Monday, 9 January 2012
The Lake/Mizuumi, originally published by Foil Tokyo, back in 2005 was published recently by Melville House in a translation by Yoshimoto's mainstay translator Michael Emmerich, the novel has been longlisted for the Man Asian Literary Prize, the shortlist of which will be announced imminently. Yoshimoto's characters speak in a lucid and simple language which effortlessly catch the complexities of the heart. The novel's central characters both have in common the fact that their mothers have passed away, the first part of the novel is taken up mainly with the novel's main narrator, Chihiro, reflecting on the idiosyncrasies of her mother and father, Nakajima, the enigmatic young man who becomes the object of her affection is seen by her in the window of the apartment block opposite hers. As Chihiro gets to know more about Nakajima slowly the details of his troubled passed are revealed, Chihiro's narrative is full of passages of her rationalising her thoughts about her feelings for him and about her observations of his behaviour, she at times considers him to be suicidal, his aversion to having sex with her makes her suspect that he could be gay, but at the same time her rationalising is punctuated with moments where she catches herself being overawed by her feelings for him, in simple things about him, the way he stands.

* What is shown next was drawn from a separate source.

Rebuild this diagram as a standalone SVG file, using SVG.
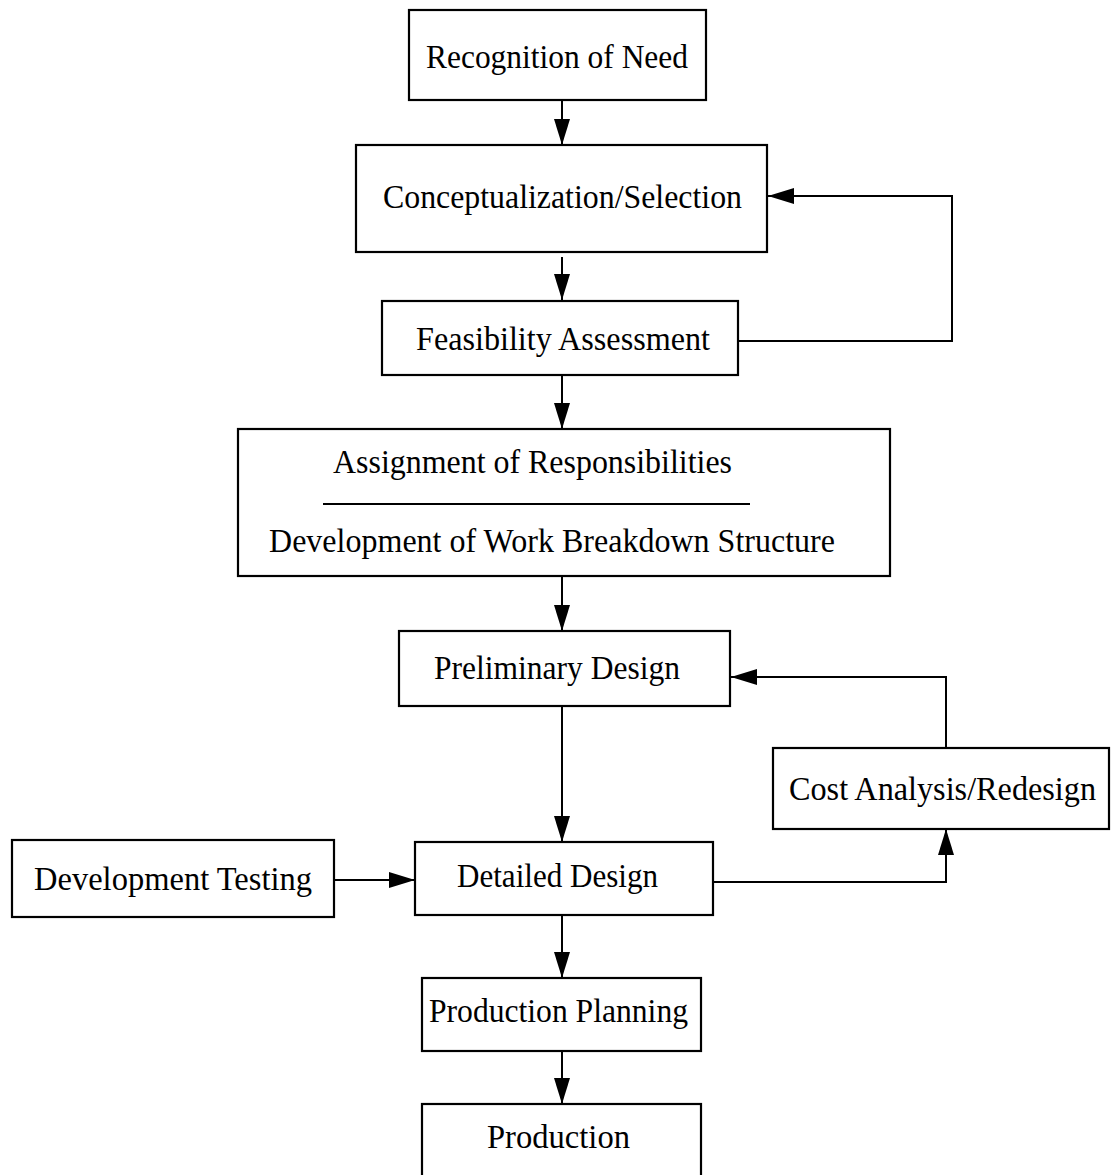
<svg xmlns="http://www.w3.org/2000/svg" width="1111" height="1175" viewBox="0 0 1111 1175">
  <style>
    .box { fill: #ffffff; stroke: #000000; stroke-width: 2.2; }
    .lbl { font-family: "Liberation Serif", "Times New Roman", serif; font-size: 34px; fill: #000000; }
    .edge { fill: none; stroke: #000000; stroke-width: 2; }
  </style>
  <defs>
    <marker id="arr" markerUnits="userSpaceOnUse" viewBox="0 0 26 18" refX="26" refY="9" markerWidth="26" markerHeight="18" orient="auto">
      <path d="M0,1 L26,9 L0,17 z" fill="#000000"/>
    </marker>
  </defs>
  <rect width="1111" height="1175" fill="#ffffff"/>

  <g id="n-recognition">
    <rect class="box" x="409" y="10" width="297" height="90"/>
    <text class="lbl" x="426" y="68" textLength="262" lengthAdjust="spacingAndGlyphs">Recognition of Need</text>
  </g>
  <g id="n-conceptualization">
    <rect class="box" x="356" y="145" width="411" height="107"/>
    <text class="lbl" x="383" y="208" textLength="359" lengthAdjust="spacingAndGlyphs">Conceptualization/Selection</text>
  </g>
  <g id="n-feasibility">
    <rect class="box" x="382" y="301" width="356" height="74"/>
    <text class="lbl" x="416" y="350" textLength="294" lengthAdjust="spacingAndGlyphs">Feasibility Assessment</text>
  </g>
  <g id="n-assignment">
    <rect class="box" x="238" y="429" width="652" height="147"/>
    <text class="lbl" x="333" y="473" textLength="399" lengthAdjust="spacingAndGlyphs">Assignment of Responsibilities</text>
    <line x1="323" y1="504" x2="750" y2="504" stroke="#000000" stroke-width="2"/>
    <text class="lbl" x="269" y="552" textLength="566" lengthAdjust="spacingAndGlyphs">Development of Work Breakdown Structure</text>
  </g>
  <g id="n-preliminary">
    <rect class="box" x="399" y="631" width="331" height="75"/>
    <text class="lbl" x="434" y="679" textLength="246" lengthAdjust="spacingAndGlyphs">Preliminary Design</text>
  </g>
  <g id="n-cost">
    <rect class="box" x="773" y="748" width="336" height="81"/>
    <text class="lbl" x="789" y="800" textLength="307" lengthAdjust="spacingAndGlyphs">Cost Analysis/Redesign</text>
  </g>
  <g id="n-devtesting">
    <rect class="box" x="12" y="840" width="322" height="77"/>
    <text class="lbl" x="34" y="890" textLength="278" lengthAdjust="spacingAndGlyphs">Development Testing</text>
  </g>
  <g id="n-detailed">
    <rect class="box" x="415" y="842" width="298" height="73"/>
    <text class="lbl" x="457" y="887" textLength="201" lengthAdjust="spacingAndGlyphs">Detailed Design</text>
  </g>
  <g id="n-prodplanning">
    <rect class="box" x="422" y="978" width="279" height="73"/>
    <text class="lbl" x="429" y="1022" textLength="259" lengthAdjust="spacingAndGlyphs">Production Planning</text>
  </g>
  <g id="n-production">
    <rect class="box" x="422" y="1104" width="279" height="80"/>
    <text class="lbl" x="487" y="1148" textLength="143" lengthAdjust="spacingAndGlyphs">Production</text>
  </g>

  <g id="connectors">
    <line class="edge" x1="562" y1="101" x2="562" y2="145" marker-end="url(#arr)"/>
    <line class="edge" x1="562" y1="257" x2="562" y2="300" marker-end="url(#arr)"/>
    <line class="edge" x1="562" y1="376" x2="562" y2="429" marker-end="url(#arr)"/>
    <line class="edge" x1="562" y1="577" x2="562" y2="631" marker-end="url(#arr)"/>
    <line class="edge" x1="562" y1="707" x2="562" y2="842" marker-end="url(#arr)"/>
    <line class="edge" x1="562" y1="916" x2="562" y2="978" marker-end="url(#arr)"/>
    <line class="edge" x1="562" y1="1052" x2="562" y2="1104" marker-end="url(#arr)"/>
    <polyline class="edge" points="739,341 952,341 952,196 768,196" marker-end="url(#arr)"/>
    <polyline class="edge" points="714,882 946,882 946,829" marker-end="url(#arr)"/>
    <polyline class="edge" points="946,748 946,677 731,677" marker-end="url(#arr)"/>
    <line class="edge" x1="335" y1="880" x2="415" y2="880" marker-end="url(#arr)"/>
  </g>
</svg>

A sideline story that flows along whilst Chihiro slowly unlocks the enigma of Nakajima is that Chihiro has been employed to paint a mural for a school under threat of closure, the two threads of the story begin to subtly entwine as the novel progresses. Although there is a lot of crying in the novel the prose never seems to read as being over wrought, the characters in many of Yoshimoto's novels always have the ability to give free reign to their emotions, whilst also in-habiting worlds which they appear to be experiencing either for the first or last time, which imbues her prose with a freshening aspect, an example is when Chihiro and Nakajima walk back from their visit to Nakajima's friends, the brother and sister, Mino and Chii, who live in their makeshift house by the lake in the forest, Chihiro asumes that she'll never relive the experience. Chii is bed bound and speaks to Nakajima and Chihiro through Mino in a way which hints that they posses a telepathic connection, the pair exhibit a supernatural aura, they live an ethereal life, beyond the peripheries of society, out in the countryside, at a point Chihiro considers that they could have been a figment, and when she returns to them she is taken aback by their actuality, Mino explains to her that he rarely needs to venture back out into town.
Seeing a picture on the wall in Mino and Chii's house offers the clue for Chihiro to realize the enigma of Nakajima that has been up to now beyond him being able to rationalize and relate to her. Through Chihiro's narration Yoshimoto's prose conveys a sense of the emotional journey that Chihiro and Nakajima have taken through the course of the novel, which is a common motif in Yoshimoto's narratives, finishing her novels always leaves me with an affinity for her characters and their plight, theres always a lucid sense of a before and after and a re-evaluation between these two places, also an impression of coming full circle with her characters. Yoshimoto's use of an ellipsis finds a perfect vehicle in Nakajima's repressed trauma, almost passing undetected, The Lake has been unsurprisingly a much blogged about book so there's little need to divulge anymore of the plot, only to add that to read it I feel again a certain reaffirmation.